В двадцатых числах января 1869 г. хлопоты, вызванные болезнью дочери, затрудняли работу Толстого, и он писал П. И. Бартеневу: «Я посылаю в типографию 40 листов, которые готовы, и не велю их другой раз посылать ко мне, а верстать и печатать. Если успею и буду в состоянии работать, то пришлю остальное. Но во всяком случае прошу вас внимательно прочесть корректуры и, если только что-нибудь очень безобразное, воротить мне, а то печатать и кончать 5-й том – сколько там ни выйдет листов. Вы не можете себе представить, как мучительно это сознание неоконченной работы теперь и как хочется свободы».[387 - Письмо к П. И. Бартеневу от 22…24 января 1869 г. – т. 61, стр. 209—210. Речь идет о сорока гранках, а не о печатных листах, так как весь том составляют только 20 печатных листов. По объему сорок гранок могли содержать вторую и начало третьей части пятого тома (по наст. изд. т. IV, ч. 1 и 2).] Через несколько дней Толстой просил прислать ему еще раз корректуры второй части «в исправленном виде»[388 - По поводу этой просьбы И. И. Орлов, через которого было передано письмо Толстого, писал П. И. Бартеневу: «Рис недоумевает, сколько листов последней корректуры требует Лев Николаевич. Вы это лучше знаете и дайте знать Рису об этом сегодня же» Льву Николаевичу это очень нужно и обещает воэвратить через 2 дня» (т. 61, стр. 211).] и опять сетовал, что из-за болезни детей он, «несмотря на все усилия», не может «ни на шаг подвинуть вперед работу – что досаднее всего – почти конченную». Он писал: «Досаднее всего то, что мне нужно два часа хорошего расположения для того, чтобы поправить одно место, и тогда более 22-х листов готовы на 5 том, но этих двух часов нет, а закончить 5-й том тем, что я вам послал, кажется, не годится».[389 - Письмо П. И. Бартеневу от 29…31 января 1869 г. – т. 61, стр. 211.] Ясно,что у Толстого находились гранки последней части пятого тома. Одним местом, для исправления которого необходимо было «два часа хорошего расположения», вернее всего, были главы о Пьере в плену. Толстой, как выше отмечено, много перерабатывал и не раз перестраивал это место в рукописи, и теперь в корректуре он вновь задержался на нем.
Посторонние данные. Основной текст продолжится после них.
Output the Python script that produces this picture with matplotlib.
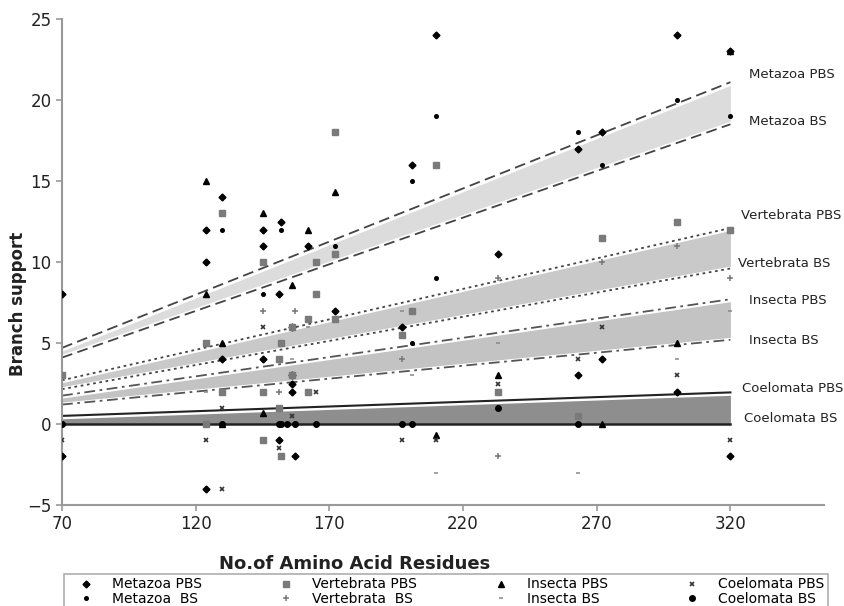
import numpy as np
import matplotlib
matplotlib.use("Agg")
import matplotlib.pyplot as plt

plt.rcParams["font.family"] = ["DejaVu Sans"]

# ---- scatter data (x = no. of amino acid residues, y = branch support)
metazoa_pbs_x = [70, 70, 124, 124, 124, 130, 130, 145, 145, 145, 152, 151, 156, 156, 156, 156,
                 151, 157, 162, 172, 197, 201, 210, 233, 263, 263, 272, 272, 300, 300, 320, 320]
metazoa_pbs_y = [8, -2, 12, 10, -4, 14, 4, 12, 11, 4, 12.5, 8, 6, 3, 2.5, 2,
                 -1, -2, 11, 7, 6, 16, 24, 10.5, 17, 3, 18, 4, 24, 2, 23, -2]

metazoa_bs_x = [130, 145, 152, 172, 201, 201, 210, 210, 263, 272, 300, 320]
metazoa_bs_y = [12, 8, 12, 11, 15, 5, 19, 9, 18, 16, 20, 19]

vert_pbs_x = [70, 124, 124, 130, 130, 145, 145, 145, 152, 151, 151, 152, 156, 156, 162,
              162, 165, 165, 172, 172, 172, 197, 201, 210, 233, 263, 272, 300, 320]
vert_pbs_y = [3, 5, 0, 13, 2, 10, 2, -1, 5, 4, 1, -2, 6, 3, 6.5,
              2, 10, 8, 18, 10.5, 6.5, 5.5, 7, 16, 2, 0.5, 11.5, 12.5, 12]

vert_bs_x = [145, 151, 157, 197, 233, 233, 272, 300, 320]
vert_bs_y = [7, 2, 7, 4, 9, -2, 10, 11, 9]

insecta_pbs_x = [124, 124, 130, 130, 145, 145, 156, 162, 172, 210, 233, 272, 300, 320]
insecta_pbs_y = [15, 8, 5, 0, 13, 0.7, 8.6, 12, 14.3, -0.7, 3, 0, 5, 23]

insecta_bs_x = [124, 156, 162, 197, 201, 210, 233, 263, 300, 320]
insecta_bs_y = [2, 4, 6, 7, 3, -3, 5, -3, 4, 7]

coel_pbs_x = [70, 124, 130, 130, 145, 151, 156, 165, 197, 210, 233, 263, 272, 300, 320]
coel_pbs_y = [-1, -1, 1, -4, 6, -1.5, 0.5, 2, -1, -1, 2.5, 4, 6, 3, -1]

coel_bs_x = [70, 130, 151, 152, 154, 157, 165, 197, 201, 233, 263]
coel_bs_y = [0, 0, 0, 0, 0, 0, 0, 0, 0, 1, 0]

# ---- fitted lines: value at x=70 and at x=320
fit_x = [70, 320]
metazoa_pbs_fit = [4.7, 21.1]
metazoa_bs_fit = [4.1, 18.5]
vert_pbs_fit = [2.7, 12.1]
vert_bs_fit = [2.15, 9.6]
insecta_pbs_fit = [1.75, 7.7]
insecta_bs_fit = [1.2, 5.2]
coel_pbs_fit = [0.5, 1.95]
coel_bs_fit = [0.0, 0.0]

fig = plt.figure(figsize=(8.45, 6.06), dpi=100)
ax = fig.add_axes([62 / 845, 1 - 505 / 606, (824 - 62) / 845, (505 - 19) / 606])

# shaded bands between PBS and BS lines
bands = [(metazoa_pbs_fit, metazoa_bs_fit, "#dcdcdc", 0.2),
         (vert_pbs_fit, vert_bs_fit, "#c9c9c9", 0.15),
         (insecta_pbs_fit, insecta_bs_fit, "#c3c3c3", 0.15),
         (coel_pbs_fit, coel_bs_fit, "#8e8e8e", 0.18)]
for top, bot, col, inset in bands:
    ax.fill_between(fit_x, np.array(top) - inset, np.array(bot) + (inset if bot[1] > 0 else 0),
                    color=col, lw=0, zorder=1)

# fitted lines
ls_dash = (0, (6, 3))
ls_dot = (0, (1.5, 2))
ls_dashdot = (0, (6, 2.5, 1.5, 2.5))
ax.plot(fit_x, metazoa_pbs_fit, color="#444444", lw=1.3, ls=ls_dash, zorder=2)
ax.plot(fit_x, metazoa_bs_fit, color="#444444", lw=1.3, ls=ls_dash, zorder=2)
ax.plot(fit_x, vert_pbs_fit, color="#444444", lw=1.3, ls=ls_dot, zorder=2)
ax.plot(fit_x, vert_bs_fit, color="#444444", lw=1.3, ls=ls_dot, zorder=2)
ax.plot(fit_x, insecta_pbs_fit, color="#555555", lw=1.3, ls=ls_dashdot, zorder=2)
ax.plot(fit_x, insecta_bs_fit, color="#555555", lw=1.3, ls=ls_dashdot, zorder=2)
ax.plot(fit_x, coel_pbs_fit, color="#222222", lw=1.5, zorder=2)
ax.plot(fit_x, coel_bs_fit, color="#222222", lw=1.8, zorder=2)

# scatter series
kw = dict(ls="none", zorder=3)
h1, = ax.plot(metazoa_pbs_x, metazoa_pbs_y, marker="D", ms=3.5, color="black", label="Metazoa PBS", **kw)
h2, = ax.plot(metazoa_bs_x, metazoa_bs_y, marker="o", ms=2.6, color="black", label="Metazoa  BS", **kw)
h3, = ax.plot(vert_pbs_x, vert_pbs_y, marker="s", ms=4, color="#7a7a7a", label="Vertebrata PBS", **kw)
h4, = ax.plot(vert_bs_x, vert_bs_y, marker="+", ms=4.5, mew=1.1, color="#777777", label="Vertebrata  BS", **kw)
h5, = ax.plot(insecta_pbs_x, insecta_pbs_y, marker="^", ms=4.3, color="black", label="Insecta PBS", **kw)
h6, = ax.plot(insecta_bs_x, insecta_bs_y, marker="_", ms=3.5, mew=1.1, color="#888888", label="Insecta BS", **kw)
h7, = ax.plot(coel_pbs_x, coel_pbs_y, marker="x", ms=3.5, mew=1.2, color="#333333", label="Coelomata PBS", **kw)
h8, = ax.plot(coel_bs_x, coel_bs_y, marker="o", ms=4, color="black", label="Coelomata BS", **kw)

# labels at the end of the lines
line_names = ["Metazoa PBS", "Metazoa BS", "Vertebrata PBS", "Vertebrata BS",
              "Insecta PBS", "Insecta BS", "Coelomata PBS", "Coelomata BS"]
label_x = [327, 327, 324, 323, 327, 327, 324.5, 325]
label_y = [21.6, 18.7, 12.9, 9.9, 7.6, 5.15, 2.2, 0.35]
for name, lx, ly in zip(line_names, label_x, label_y):
    ax.text(lx, ly, name, fontsize=9.5, color="#222222", ha="left", va="center", clip_on=False)

ax.set_xlim(70, 355)
ax.set_ylim(-5, 25)
ax.set_xticks([70, 120, 170, 220, 270, 320])
ax.set_yticks([-5, 0, 5, 10, 15, 20, 25])
for s in ["top", "right"]:
    ax.spines[s].set_visible(False)
for s in ["left", "bottom"]:
    ax.spines[s].set_color("#999999")
    ax.spines[s].set_linewidth(1.5)
ax.tick_params(axis="both", colors="#999999", labelcolor="#222222", labelsize=12, length=4, width=1.2)

fig.text(355 / 845, 1 - 564 / 606, "No.of Amino Acid Residues", fontsize=13, fontweight="bold",
         ha="center", va="center", color="#222222")
fig.text(18 / 845, 1 - 304 / 606, "Branch support", fontsize=12, fontweight="bold",
         rotation=90, ha="center", va="center", color="#222222")

handles = [h1, h2, h3, h4, h5, h6, h7, h8]
leg = fig.legend(handles=handles, ncol=4, loc="upper left",
                 bbox_to_anchor=(64 / 845, 1 - 574 / 606, (828 - 64) / 845, 0.0),
                 mode="expand", fontsize=10, frameon=True, fancybox=False,
                 handlelength=2.6, handletextpad=0.6, borderpad=0.25, labelspacing=0.05,
                 borderaxespad=0)
leg.get_frame().set_edgecolor("#999999")
leg.get_frame().set_linewidth(1.2)

fig.savefig("out.png", dpi=100)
Видимо, исправляя гранки третьей части, Толстой решил композиционно перестроить печатающийся том: объединить в последней части рассказ о последних днях пребывания пленных в Москве, выход из Москвы пленных, среди которых был Пьер и Платон Каратаев (гл. XI—XIII), с главами о выходе французского войска из Москвы. С этой целью он просил вернуть ему корректуры второй части. Сохранившиеся гранки пятого тома рассказывают весь процесс этой перестройки: гранки разрезаны, переклеены, снабжены вводящими их в контекст связками. Таким образом, создалась окончательная композиция второй и третьей. частей пятого тома.